The final maturity date under the Amended Senior Secured Facility was extended from October 17, 2029 to October 1, 2030. In connection with the amendment, the interest rate on funded borrowings decreased 10 bps, and the unused commitment fee was reduced from 0.375% to 0.325%. The remaining material business terms and conditions of the Amended Senior Secured Facility remain substantially the same. The Amended Senior Secured Facility continues to include usual and customary events of default for senior secured revolving credit facilities of this type.

Borrowings under the Amended Senior Secured Facility (and the incurrence of certain other permitted debt) continue to be subject to compliance with a Borrowing Base that applies different advance rates to different types of assets in the Company’s portfolio. The advance rate applicable to any specific type of asset in the Company’s portfolio depends on the relevant asset coverage ratio as of the date of determination. Borrowings under the Amended Senior Secured Facility continue to be subject to the leverage restrictions contained in the Investment Company Act of 1940, as amended (the “1940 Act”). Terms used in this disclosure have the meanings set forth in the Amended Senior Secured Facility.

(1) Pro forma for the amendment and extension of the Facility on October 1, 2025, which included a $50 million reduction in lender commitments, the available remaining capacity under the Facility decreased to $525 million, which is subject to compliance with a borrowing base that applies different advance rates to different types of assets in the Company’s portfolio.

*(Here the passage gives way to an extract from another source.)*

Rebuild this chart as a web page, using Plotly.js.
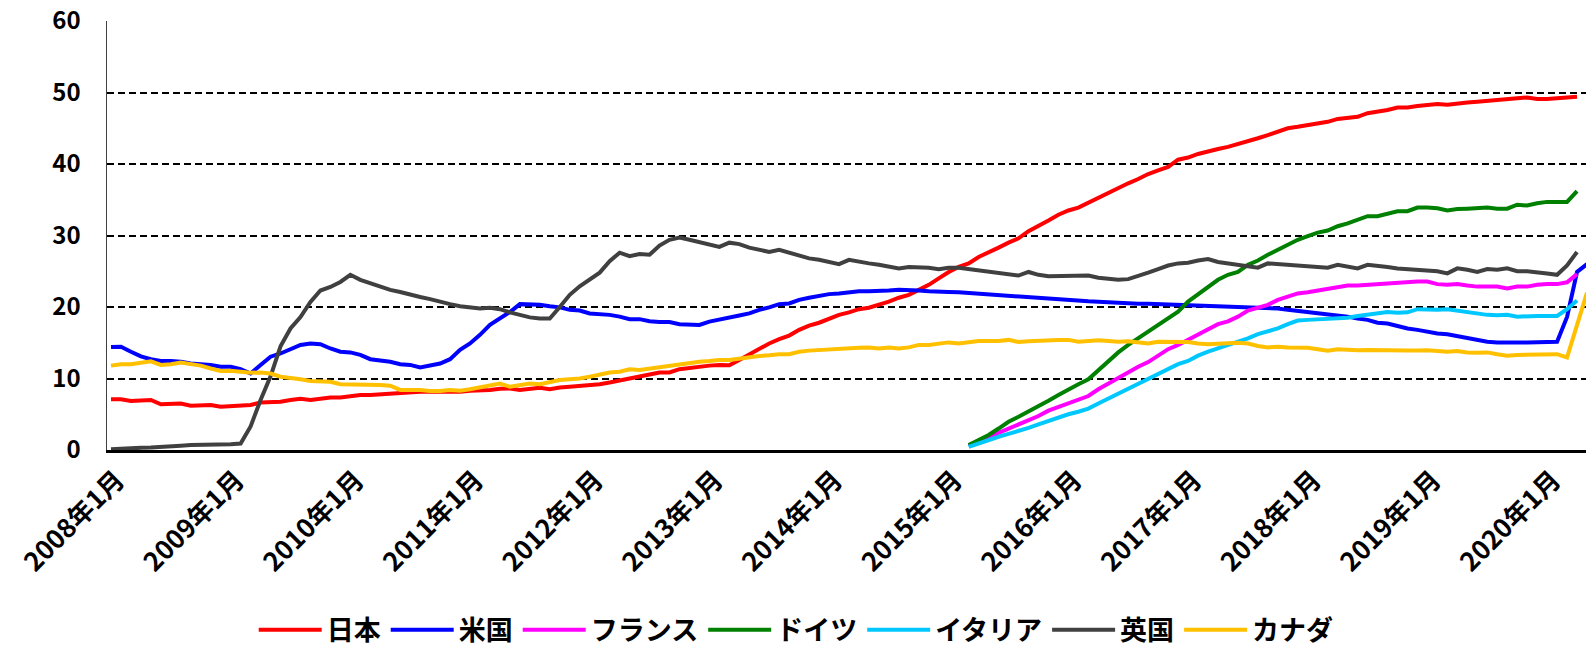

On October 23, 2025, the Company upsized, extended the maturity, and reduced the pricing on Bethesda CLO 1. The size of Bethesda CLO 1 increased from $402.4 million to $646.4 million. The notes offered by Bethesda CLO 1 increased from $248 million to $492 million. The notes sold by Bethesda CLO 1 increased from $232 million to $456 million. The notes offered by the Bethesda CLO 1 Issuer in connection with the Bethesda CLO 1 Upsize consist of $348 million of AAA(sf) Class A-1 Senior Secured Floating Rate Notes due 2037, which bear interest at the three-month SOFR plus 1.49%, $24 million of AAA(sf) Class A-2 Senior Secured Floating Rate Notes due 2037 which bear interest at three-month SOFR plus 1.65%, $36 million of AA(sf) Class B Senior Secured Floating Rate Notes due 2037, which bear interest at three-month SOFR plus 1.85%, $48 million of A(sf) Class C Senior Secured Floating Rate Notes due 2037, which bear interest at three-month SOFR plus 2.30%, $36 million of BBB-(sf) Class D Senior Secured Floating Rate Notes due 2037, which bear interest at three-month SOFR plus 3.30% and $154.36 million of Subordinated notes due 2123, which do not bear interest. The Bethesda CLO 1 Upsize is backed by a diversified portfolio of middle-market commercial loans, which the Bethesda CLO 1 Issuer purchased from the Company pursuant to a loan sale agreement entered into on the closing date of the Bethesda CLO 1 Upsize using the proceeds of the Bethesda CLO 1 Upsize. The Company retained all Class D Notes and all Subordinated Notes and the proceeds from the Bethesda CLO 1 Upsize were used to repay borrowings under the Company’s Facility. The Company serves as collateral manager to the Bethesda CLO 1 Issuer, Sumitomo Mitsui Banking Corporation acted as initial purchaser and Apollo Global Securities, LLC acted as placement agent.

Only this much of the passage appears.